I pointed out to Orenstein that, during our conversation, we both had expressed the kind of shock and disappointment at the highly sexualized aspects of pop culture directed toward girls that might get us branded as prudes by a lot of people, including sex-positive feminists. “That stuff is great in theory,” she said; “but then you’ve got the 6-year old in a ‘Porn Star’ T-shirt.” She said that she doesn’t have the answers to questions like whether self-objectification can be a free choice, and even an empowering one, but those are the kinds of issues she’s discussing with older girls and young women in her current research. And those girls and young women are challenging her constantly, which she loves. She recalled a conversation with a girl she interviewed who wondered why it was considered “empowering” when Lena Dunham appears naked on TV, but it would be “not empowering” for Beyoncé to walk around nude.
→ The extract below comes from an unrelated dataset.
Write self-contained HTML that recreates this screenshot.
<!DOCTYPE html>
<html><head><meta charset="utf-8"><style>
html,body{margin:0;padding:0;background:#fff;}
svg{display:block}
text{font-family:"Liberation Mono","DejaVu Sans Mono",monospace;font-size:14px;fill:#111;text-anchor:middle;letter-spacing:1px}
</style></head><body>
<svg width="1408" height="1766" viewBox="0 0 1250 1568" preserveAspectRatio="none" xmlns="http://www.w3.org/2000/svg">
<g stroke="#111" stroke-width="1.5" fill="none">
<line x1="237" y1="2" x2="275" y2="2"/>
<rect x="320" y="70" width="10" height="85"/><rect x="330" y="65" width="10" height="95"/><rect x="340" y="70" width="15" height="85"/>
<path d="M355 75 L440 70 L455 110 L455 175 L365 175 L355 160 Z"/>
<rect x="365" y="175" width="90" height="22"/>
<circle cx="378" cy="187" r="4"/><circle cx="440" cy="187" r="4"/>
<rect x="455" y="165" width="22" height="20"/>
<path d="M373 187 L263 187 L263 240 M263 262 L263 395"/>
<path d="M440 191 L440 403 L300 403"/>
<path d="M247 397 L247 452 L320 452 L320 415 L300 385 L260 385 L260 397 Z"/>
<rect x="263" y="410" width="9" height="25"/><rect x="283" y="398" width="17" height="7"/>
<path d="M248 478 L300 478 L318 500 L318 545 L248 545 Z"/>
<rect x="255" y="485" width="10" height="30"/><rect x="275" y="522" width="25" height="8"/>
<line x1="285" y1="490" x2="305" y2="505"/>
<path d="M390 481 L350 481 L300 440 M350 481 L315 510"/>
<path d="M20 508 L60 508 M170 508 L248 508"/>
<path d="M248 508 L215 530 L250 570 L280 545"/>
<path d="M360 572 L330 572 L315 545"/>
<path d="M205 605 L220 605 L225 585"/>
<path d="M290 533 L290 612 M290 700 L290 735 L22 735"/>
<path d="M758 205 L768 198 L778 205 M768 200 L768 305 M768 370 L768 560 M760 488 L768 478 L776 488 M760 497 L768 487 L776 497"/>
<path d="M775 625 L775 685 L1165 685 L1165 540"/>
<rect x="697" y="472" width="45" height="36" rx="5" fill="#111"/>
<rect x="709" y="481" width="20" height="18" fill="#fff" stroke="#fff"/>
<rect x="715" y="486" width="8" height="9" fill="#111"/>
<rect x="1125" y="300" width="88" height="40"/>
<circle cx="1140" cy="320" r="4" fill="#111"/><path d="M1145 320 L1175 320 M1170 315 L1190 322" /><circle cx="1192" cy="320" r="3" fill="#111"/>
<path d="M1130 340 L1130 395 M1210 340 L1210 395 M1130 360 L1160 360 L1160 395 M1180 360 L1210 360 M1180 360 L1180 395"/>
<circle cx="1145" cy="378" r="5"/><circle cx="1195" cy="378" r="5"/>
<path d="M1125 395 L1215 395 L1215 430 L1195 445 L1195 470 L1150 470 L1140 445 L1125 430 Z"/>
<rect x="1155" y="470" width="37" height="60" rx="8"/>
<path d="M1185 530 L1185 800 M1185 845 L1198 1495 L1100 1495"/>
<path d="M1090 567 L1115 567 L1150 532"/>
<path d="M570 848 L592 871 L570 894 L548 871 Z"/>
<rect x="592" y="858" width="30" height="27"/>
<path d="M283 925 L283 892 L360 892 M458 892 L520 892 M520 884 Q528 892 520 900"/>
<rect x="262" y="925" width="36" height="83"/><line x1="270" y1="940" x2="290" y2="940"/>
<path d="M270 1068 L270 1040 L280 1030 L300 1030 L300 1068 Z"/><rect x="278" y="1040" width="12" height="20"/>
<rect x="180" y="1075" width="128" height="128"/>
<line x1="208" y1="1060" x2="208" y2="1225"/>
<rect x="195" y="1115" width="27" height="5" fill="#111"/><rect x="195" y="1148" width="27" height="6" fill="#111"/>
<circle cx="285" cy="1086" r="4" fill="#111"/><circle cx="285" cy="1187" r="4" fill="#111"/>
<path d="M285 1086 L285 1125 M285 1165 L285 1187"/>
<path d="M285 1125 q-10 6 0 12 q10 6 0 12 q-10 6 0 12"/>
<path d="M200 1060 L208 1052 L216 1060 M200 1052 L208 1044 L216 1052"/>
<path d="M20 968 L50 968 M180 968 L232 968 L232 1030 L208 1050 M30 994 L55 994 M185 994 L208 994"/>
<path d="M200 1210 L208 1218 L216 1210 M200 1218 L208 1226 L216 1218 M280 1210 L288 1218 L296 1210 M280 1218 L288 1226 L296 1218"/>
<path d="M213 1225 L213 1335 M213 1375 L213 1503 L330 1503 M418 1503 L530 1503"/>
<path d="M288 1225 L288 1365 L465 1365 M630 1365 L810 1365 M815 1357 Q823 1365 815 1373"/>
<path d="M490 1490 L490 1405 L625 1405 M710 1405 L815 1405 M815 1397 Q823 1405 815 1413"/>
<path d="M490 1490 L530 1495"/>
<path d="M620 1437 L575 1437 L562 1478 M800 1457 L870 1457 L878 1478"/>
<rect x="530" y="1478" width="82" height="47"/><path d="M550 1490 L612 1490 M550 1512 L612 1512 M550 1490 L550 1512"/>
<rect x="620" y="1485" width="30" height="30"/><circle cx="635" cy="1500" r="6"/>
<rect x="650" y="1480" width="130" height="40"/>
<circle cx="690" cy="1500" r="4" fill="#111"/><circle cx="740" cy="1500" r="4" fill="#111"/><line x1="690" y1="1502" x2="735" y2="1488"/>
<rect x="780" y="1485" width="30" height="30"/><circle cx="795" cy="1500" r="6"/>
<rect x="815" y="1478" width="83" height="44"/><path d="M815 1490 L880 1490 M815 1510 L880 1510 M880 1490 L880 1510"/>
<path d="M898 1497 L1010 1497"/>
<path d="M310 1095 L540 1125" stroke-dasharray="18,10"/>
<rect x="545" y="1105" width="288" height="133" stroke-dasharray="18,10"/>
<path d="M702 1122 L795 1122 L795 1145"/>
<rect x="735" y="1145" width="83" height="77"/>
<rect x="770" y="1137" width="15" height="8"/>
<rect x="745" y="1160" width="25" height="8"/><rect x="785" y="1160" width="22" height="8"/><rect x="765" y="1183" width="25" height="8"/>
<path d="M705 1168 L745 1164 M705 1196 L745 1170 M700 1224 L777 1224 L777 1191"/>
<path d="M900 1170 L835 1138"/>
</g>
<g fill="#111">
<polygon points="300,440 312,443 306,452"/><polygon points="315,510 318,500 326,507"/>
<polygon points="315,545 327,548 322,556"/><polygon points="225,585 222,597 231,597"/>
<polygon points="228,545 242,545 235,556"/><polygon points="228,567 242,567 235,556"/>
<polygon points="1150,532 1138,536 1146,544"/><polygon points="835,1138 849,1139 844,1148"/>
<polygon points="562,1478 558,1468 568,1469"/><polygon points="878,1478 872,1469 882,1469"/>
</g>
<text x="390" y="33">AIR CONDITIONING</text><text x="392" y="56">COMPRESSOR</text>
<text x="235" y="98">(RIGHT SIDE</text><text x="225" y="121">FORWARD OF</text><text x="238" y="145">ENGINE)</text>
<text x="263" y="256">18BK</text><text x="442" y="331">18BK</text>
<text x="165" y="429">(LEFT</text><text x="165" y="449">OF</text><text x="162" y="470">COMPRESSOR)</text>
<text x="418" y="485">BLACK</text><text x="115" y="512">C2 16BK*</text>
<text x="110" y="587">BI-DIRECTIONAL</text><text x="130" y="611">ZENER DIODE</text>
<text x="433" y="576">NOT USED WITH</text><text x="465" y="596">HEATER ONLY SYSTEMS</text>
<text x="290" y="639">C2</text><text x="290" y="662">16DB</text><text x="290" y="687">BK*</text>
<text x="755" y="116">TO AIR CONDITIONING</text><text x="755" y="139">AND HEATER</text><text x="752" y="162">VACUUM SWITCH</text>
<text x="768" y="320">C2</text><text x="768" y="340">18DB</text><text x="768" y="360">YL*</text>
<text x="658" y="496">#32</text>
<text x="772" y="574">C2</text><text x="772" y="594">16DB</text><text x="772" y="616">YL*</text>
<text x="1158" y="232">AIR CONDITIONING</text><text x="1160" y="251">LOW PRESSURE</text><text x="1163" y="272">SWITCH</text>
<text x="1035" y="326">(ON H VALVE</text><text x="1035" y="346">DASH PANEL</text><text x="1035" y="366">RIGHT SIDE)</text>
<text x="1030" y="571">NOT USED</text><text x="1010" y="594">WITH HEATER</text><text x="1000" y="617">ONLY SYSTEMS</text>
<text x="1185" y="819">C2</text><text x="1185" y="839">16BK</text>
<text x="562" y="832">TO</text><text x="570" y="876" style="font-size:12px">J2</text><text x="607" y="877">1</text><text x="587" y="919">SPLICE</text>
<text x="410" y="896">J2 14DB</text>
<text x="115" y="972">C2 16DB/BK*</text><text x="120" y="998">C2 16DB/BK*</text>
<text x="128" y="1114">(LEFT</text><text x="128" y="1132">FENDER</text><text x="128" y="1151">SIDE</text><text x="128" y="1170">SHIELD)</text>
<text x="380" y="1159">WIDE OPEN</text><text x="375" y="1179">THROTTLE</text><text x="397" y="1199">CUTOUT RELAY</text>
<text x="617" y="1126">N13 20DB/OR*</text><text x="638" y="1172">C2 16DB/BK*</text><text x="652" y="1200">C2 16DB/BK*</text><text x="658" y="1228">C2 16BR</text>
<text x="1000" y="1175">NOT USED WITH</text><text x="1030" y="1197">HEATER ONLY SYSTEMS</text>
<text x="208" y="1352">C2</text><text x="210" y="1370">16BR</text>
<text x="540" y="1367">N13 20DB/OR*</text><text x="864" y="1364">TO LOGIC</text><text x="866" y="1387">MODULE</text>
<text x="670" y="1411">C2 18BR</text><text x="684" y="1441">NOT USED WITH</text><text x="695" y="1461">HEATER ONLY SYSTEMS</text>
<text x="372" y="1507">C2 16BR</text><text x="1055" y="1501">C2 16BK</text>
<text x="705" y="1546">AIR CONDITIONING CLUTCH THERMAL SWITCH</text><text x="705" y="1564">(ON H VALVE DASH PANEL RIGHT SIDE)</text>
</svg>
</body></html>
“I want to know what girls’ perceptions are regarding those questions, and how they are making decisions about sex and sexuality,” Orenstein said. “And I question how free your choices are when you grow up in a culture that sexualizes you from birth, and that objectifies you from birth, and that tells you that, whatever else you are, the most important thing you must be is pretty/hot/thin.” She mentioned recent research that suggests 6-year-old girls prefer images of girls that are “sexy” over those that are “trendy and cute”:

“The girls knew, at the age of 6, that the one who they wanted to be was the one that was hotter. So what are the implications to a girl’s self-worth, and relationships, and mental health and well-being, of objectifying herself at 6? And can we say, when someone has been objectifying themselves at age 6, that they are really making a free choice at age 20? I just don’t know.”